И он махнул рукой в сторону лежанки.

– Какое положение? – спросил я, не будучи специалистом в области медицинской терминологии.

– Ну неужели непонятно? В быту это называется «встаньте раком», – несколько раздраженно ответил врач.

И продолжал писать.

Я выполнил его указание, встав в эту позу лицом к окну, а он продолжал свое кропотливое занятие. «Годовой отчет, что ли?» – подумал я.

И тут начались неожиданности. В кабинет без стука стали заходить медсестры, санитарки, еще какие-то мужики, – очевидно, в регистратуре им рассказали, кто этот пациент. Заходили они все по явно выдуманным дурацким поводам, очевидно, желая взять у меня автограф, чего я, вследствие не очень удобной для этого позы, сделать никак не мог.

Наконец доктор закончил свою писанину и, взглянув еще раз на поданную ему мной бумажку, приступил к делу. Надел на палец резиновый наконечник, смазал его вазелином и уверенным движением ввел его в единственное отверстие мужского организма, находящееся в противоположной стороне от головы.

И тут произошло чудо. Синхронно с этим действием вдруг неожиданно включился доселе молчавший уличный репродуктор, и я услышал свой голос, поющий твою песню «Тем, кто в море», причем с середины куплета с таким вот текстом: «Такая наша доля мужская».

Я затрясся от смеха. Удивленный врач спросил, продолжая массаж:

– Что с вами? Что вас так развеселило?

– Видите ли, доктор, это я пою.

– Как так вы? Вы же здесь. А поете не вы, а Утесов.

– А я и есть Утесов.

– Перестаньте морочить мне голову!

Он, прекратив процедуру, обошел меня, посмотрел в лицо и закричал:

– Правда, настоящий Утесов!

И, на всякий случай проверив фамилию в карточке, на которую раньше не обратил внимания, продолжил свое благородное дело с удвоенной скоростью, поминутно восклицая: «Утесов! Ах, это очень интересно!»

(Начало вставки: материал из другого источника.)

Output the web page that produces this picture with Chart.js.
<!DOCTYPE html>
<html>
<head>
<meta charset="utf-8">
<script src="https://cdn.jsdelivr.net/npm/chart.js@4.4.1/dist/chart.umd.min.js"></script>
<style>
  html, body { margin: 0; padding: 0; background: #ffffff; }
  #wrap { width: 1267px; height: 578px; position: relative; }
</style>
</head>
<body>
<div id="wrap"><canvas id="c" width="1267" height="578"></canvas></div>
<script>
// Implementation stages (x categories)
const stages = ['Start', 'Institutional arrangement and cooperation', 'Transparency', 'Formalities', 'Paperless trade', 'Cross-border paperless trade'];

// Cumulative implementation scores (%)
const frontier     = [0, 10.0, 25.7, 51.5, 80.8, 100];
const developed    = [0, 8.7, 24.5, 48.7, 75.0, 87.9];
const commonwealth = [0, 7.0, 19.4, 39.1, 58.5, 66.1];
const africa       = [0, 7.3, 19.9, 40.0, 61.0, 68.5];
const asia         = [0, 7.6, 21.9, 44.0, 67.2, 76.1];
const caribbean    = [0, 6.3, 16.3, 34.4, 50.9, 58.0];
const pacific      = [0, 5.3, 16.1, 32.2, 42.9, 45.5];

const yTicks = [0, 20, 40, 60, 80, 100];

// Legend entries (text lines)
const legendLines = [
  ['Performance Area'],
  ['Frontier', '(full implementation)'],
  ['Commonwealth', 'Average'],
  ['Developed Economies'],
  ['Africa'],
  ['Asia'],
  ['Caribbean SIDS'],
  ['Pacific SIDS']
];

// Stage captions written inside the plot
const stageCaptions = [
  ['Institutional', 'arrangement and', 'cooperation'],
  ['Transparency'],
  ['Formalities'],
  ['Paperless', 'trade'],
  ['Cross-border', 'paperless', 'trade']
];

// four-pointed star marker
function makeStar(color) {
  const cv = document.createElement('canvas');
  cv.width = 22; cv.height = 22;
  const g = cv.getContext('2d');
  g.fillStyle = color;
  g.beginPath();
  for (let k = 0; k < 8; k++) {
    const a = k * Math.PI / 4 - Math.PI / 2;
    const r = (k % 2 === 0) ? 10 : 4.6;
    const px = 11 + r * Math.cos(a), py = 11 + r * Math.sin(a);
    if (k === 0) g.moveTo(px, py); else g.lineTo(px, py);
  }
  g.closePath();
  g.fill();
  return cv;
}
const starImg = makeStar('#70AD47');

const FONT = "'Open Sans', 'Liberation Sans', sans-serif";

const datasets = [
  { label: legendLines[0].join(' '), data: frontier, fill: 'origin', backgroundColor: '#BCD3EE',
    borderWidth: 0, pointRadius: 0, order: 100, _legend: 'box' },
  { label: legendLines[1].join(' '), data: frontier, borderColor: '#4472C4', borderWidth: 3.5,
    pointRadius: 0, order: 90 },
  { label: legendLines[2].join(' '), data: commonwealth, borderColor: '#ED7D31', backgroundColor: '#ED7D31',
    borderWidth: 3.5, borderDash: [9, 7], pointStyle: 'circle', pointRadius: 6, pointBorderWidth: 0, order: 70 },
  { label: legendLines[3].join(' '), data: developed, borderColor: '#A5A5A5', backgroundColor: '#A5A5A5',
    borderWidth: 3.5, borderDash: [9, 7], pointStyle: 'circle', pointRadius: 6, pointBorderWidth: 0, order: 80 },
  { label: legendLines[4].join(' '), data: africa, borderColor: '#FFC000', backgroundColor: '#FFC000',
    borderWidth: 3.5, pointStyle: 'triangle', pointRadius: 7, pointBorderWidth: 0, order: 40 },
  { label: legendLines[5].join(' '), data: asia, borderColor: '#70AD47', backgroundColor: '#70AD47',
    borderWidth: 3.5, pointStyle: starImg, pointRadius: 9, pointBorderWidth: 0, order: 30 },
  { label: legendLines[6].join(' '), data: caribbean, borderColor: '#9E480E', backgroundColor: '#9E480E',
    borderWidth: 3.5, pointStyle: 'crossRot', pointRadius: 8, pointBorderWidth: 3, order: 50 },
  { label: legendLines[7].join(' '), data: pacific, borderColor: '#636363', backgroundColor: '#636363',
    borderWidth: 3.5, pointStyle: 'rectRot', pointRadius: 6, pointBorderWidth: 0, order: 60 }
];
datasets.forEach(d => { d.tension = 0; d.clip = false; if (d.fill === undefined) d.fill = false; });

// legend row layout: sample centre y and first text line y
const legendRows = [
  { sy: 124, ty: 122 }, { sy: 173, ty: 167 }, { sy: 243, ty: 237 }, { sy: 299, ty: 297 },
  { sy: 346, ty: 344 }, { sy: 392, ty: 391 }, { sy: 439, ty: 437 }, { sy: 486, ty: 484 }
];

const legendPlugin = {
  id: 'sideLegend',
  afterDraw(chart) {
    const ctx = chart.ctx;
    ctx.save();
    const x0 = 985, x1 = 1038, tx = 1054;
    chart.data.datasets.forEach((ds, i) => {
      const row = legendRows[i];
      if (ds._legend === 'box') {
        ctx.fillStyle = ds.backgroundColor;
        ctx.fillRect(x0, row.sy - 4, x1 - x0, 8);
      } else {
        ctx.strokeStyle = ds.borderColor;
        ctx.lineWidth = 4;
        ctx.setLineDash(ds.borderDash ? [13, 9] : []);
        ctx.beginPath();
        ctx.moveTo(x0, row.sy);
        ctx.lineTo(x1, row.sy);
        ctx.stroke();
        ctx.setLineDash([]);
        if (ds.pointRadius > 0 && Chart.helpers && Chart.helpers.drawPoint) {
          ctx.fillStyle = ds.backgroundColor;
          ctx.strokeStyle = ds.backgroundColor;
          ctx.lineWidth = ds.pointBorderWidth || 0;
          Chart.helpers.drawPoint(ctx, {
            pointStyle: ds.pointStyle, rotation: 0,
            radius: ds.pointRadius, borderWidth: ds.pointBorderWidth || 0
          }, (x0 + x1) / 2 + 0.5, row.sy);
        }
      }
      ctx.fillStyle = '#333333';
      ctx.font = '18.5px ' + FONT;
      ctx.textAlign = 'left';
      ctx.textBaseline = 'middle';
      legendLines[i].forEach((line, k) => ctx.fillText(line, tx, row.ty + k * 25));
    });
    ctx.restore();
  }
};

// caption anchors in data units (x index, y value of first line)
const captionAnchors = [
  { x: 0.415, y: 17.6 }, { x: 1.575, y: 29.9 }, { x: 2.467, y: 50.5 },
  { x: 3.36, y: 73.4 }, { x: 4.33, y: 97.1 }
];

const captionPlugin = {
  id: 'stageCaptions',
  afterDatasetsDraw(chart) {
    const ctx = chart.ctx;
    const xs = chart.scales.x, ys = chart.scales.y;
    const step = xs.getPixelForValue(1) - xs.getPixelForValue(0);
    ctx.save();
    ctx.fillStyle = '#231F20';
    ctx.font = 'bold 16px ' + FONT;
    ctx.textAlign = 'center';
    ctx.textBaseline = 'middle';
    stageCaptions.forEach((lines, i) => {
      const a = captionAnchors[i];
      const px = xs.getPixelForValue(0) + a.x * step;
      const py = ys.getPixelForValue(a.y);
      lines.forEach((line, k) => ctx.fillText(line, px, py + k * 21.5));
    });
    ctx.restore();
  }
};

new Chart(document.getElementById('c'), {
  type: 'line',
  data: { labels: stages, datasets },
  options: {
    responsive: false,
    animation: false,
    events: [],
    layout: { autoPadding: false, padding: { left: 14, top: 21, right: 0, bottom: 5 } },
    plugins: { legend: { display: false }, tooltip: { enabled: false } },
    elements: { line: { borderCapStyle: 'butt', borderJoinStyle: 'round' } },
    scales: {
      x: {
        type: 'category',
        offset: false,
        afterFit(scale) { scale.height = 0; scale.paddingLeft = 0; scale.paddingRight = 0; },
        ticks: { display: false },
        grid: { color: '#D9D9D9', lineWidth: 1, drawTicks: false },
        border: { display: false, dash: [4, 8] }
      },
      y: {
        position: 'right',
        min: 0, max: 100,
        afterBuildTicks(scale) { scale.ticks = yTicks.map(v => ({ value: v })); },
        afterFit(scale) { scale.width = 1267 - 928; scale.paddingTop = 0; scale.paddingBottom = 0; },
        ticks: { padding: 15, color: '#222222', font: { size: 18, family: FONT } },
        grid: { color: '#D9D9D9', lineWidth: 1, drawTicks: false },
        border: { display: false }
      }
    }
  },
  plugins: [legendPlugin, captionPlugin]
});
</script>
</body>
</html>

Автограф я ему дал, уже находясь в нормальном положении…

Из приветствий УтесовуЛеонид Филатов
 
Вы пели негромко,
поскольку – не бас.
Но ваша галерка
услышала вас.
Такого накала
любви и добра
Не знали Ла Скала
и Гран Опера…
 
Роберт Рождественский
 
Я не из худших, я не из лучших,
Место свое понимаю покамест.
В массе острящих, в сонме поющих,
Если позволите, прозаикаюсь.
Я вам клянусь, и частями, и в целом!
Очень нужны вы хорошим людям!
Чтоб вы так пели, как мы вас ценим,
Чтоб вы так жили, как мы вас любим!
 
Вениамин Смехов
 
Одесское море великих людей…
Утесов тут ярким примером:
В Одессе заплыв начал сей Одиссей,
Где Бабель работал Гомером…
 
Зиновий Гердт, Илья Набатов
 
…Ответь нам, Утесов, на пару вопросов:
Ну в чем тут эссенции квинт?
Ведь ты ж был с пеленок нормальный ребенок,
Одесский простой вундеркинд…
 
 
Другие детишки играли в картишки,
Рогаткою целились в глаз.
А этот пацанчик стучал в барабанчик —
Хотел государственный джаз!..
 
* * *

Когда Утесову исполнилось 75, одесская делегация, которую возглавлял Михаил Водяной, привезла юбиляру пятьдесят шаров с одесским воздухом и, естественно, дар Черного моря – фаршированную рыбу. Само море, правда, привезти не удалось, но четверть моря (два с половиной литра в соответствующей посуде) Леониду Осиповичу вручили!